Listen to the Black Angels’ Indigo Meadow and you will hear the sound of a band running out of ideas. It’s not just that second single, “Evil Things,” has a lead riff uncannily similar to “Black Grease,” one of Austin group’s earliest singles, but they tend to repeat themselves throughout the album itself, too.

The triplet rhythm of the title track is repeated on, “Don’t Play With Guns.” On the former, the rhythm is carried by tom and bass drum. On the latter, it’s the guitar. Try telling that to your head, however, once the two become merged into one.

For an outfit who began as a heavy Jefferson Airplane (complete with lava lamps, gloopy guitars and visions of doom), took things deeper and darker with extended drones on their second album (Directions to See a Ghost), experimented in pop on the third (Phosphene Nightmare), this lack of invention is especially troubling.

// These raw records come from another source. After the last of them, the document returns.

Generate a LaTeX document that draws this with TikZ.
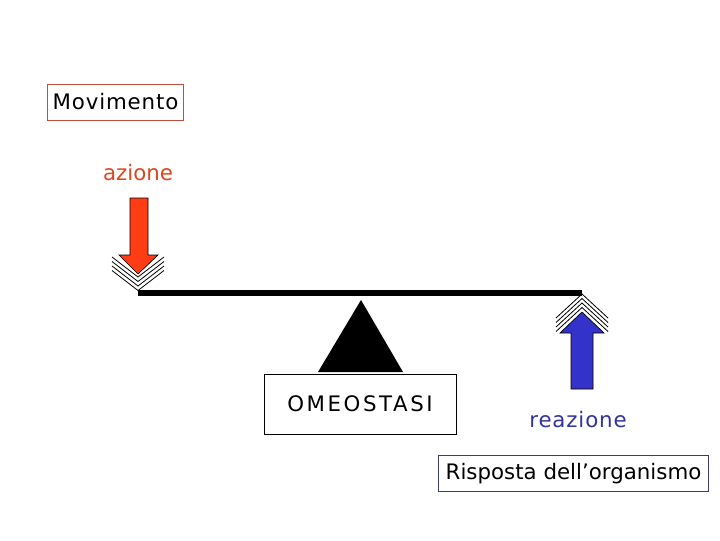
\documentclass[tikz,border=0pt]{standalone}
\usepackage{fontspec}
\setmainfont{DejaVu Sans}
\begin{document}
\begin{tikzpicture}[x=0.75pt,y=-0.75pt,
  lbl/.style={inner sep=0pt, font=\fontsize{16}{19}\selectfont},
  boxed/.style={draw, line width=0.75pt, minimum height=27pt, inner sep=0pt}]
\definecolor{brownred}{RGB}{192,80,60}
\definecolor{arrred}{RGB}{255,60,20}
\definecolor{azred}{RGB}{220,70,30}
\definecolor{arrblue}{RGB}{51,51,204}
\definecolor{rzblue}{RGB}{51,51,160}
\definecolor{boxblue}{RGB}{60,60,110}
\useasboundingbox (0,0) rectangle (720,540);
% text boxes
\node[boxed, draw=brownred, minimum width=102pt, lbl] (mov) at (115.5,102) {\addfontfeature{LetterSpace=4}Movimento};
\node[lbl, text=azred] (az) at (138,173) {azione};
\node[boxed, minimum width=144pt, minimum height=45pt, lbl] (omeo) at (360,404) {\addfontfeature{LetterSpace=12}OMEOSTASI};
\node[lbl, text=rzblue] (rz) at (578,420) {\addfontfeature{LetterSpace=4}reazione};
\node[boxed, draw=boxblue, minimum width=203pt, lbl] (risp) at (573.5,473.5) {Risposta dell’organismo};
% lever
\coordinate (barL) at (138,293);
\coordinate (barR) at (582,293);
\draw[line width=4pt] (barL) -- (barR);
\fill (361,300) -- (403,372) -- (318,372) -- cycle;
% red arrow
\filldraw[fill=arrred, draw=black, line width=0.5pt]
  (130,198) -- (148,198) -- (148,255) -- (158,255) -- (138,274) -- (119,255) -- (130,255) -- cycle;
% chevrons left
\foreach \d in {0,4.5,9,13.5}
  \draw[line width=0.6pt] (112,257+\d) -- (138,281+\d-4) -- (164,257+\d);
% chevrons right
\foreach \d in {0,4.5,9,13.5}
  \draw[line width=0.6pt] (556,318+\d) -- (582,294+\d) -- (608,318+\d);
% blue arrow
\filldraw[fill=arrblue, draw=black, line width=0.5pt]
  (571,389) -- (593,389) -- (593,333) -- (604,333) -- (582,312) -- (560,333) -- (571,333) -- cycle;
\end{tikzpicture}
\end{document}
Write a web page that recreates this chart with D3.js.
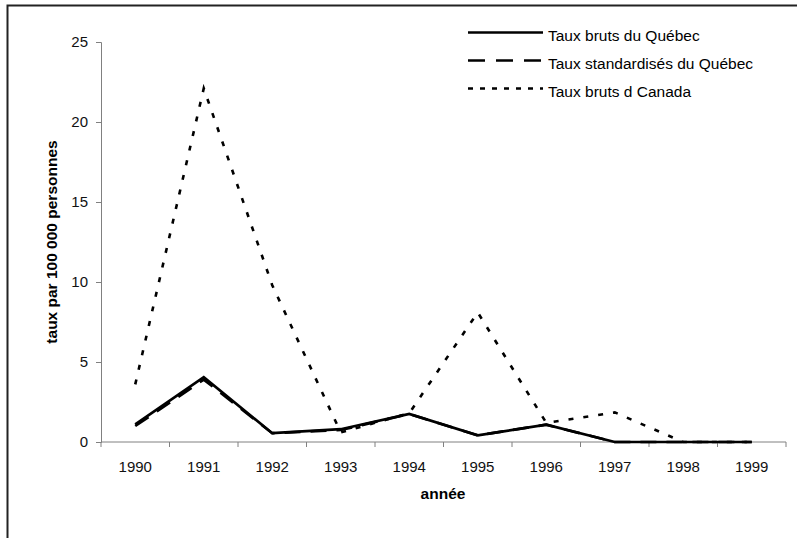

Pick most any track and a pattern will emerge: Ratcheting, doom and blues guitar, peel back for the verse and replace that guitar with some spectral spookiness from the keys, bring back the bluster for the bridge and the chorus and repeat. We have album.

Not until the final two tracks of Indigo Meadow do the Black Angels show any willingness to deviate from their past. “You’re Mine” adds a motorik beat shared between bass and drum with keyboards doing more of the heavy lifting than the guitars, which in turn, are relegated to screechy bits and pieces deep in the mix.

Granted, it’s a method other modern psych bands have employed regularly over the past decade (see Wooden Shjips, Moon Duo, and Disappears, for example), but for The Black Angels, these tactics borrowed from early, electronic rock provide one possible path forward for the band.

Another alternative for the band arrives in the form of closing ballad, “Black Isn’t Black.” Here, two minutes of ambient fretwork and syncopated rhythms foretell a crescendo which never comes.  Back to basics doesn’t have to mean repeat yourself.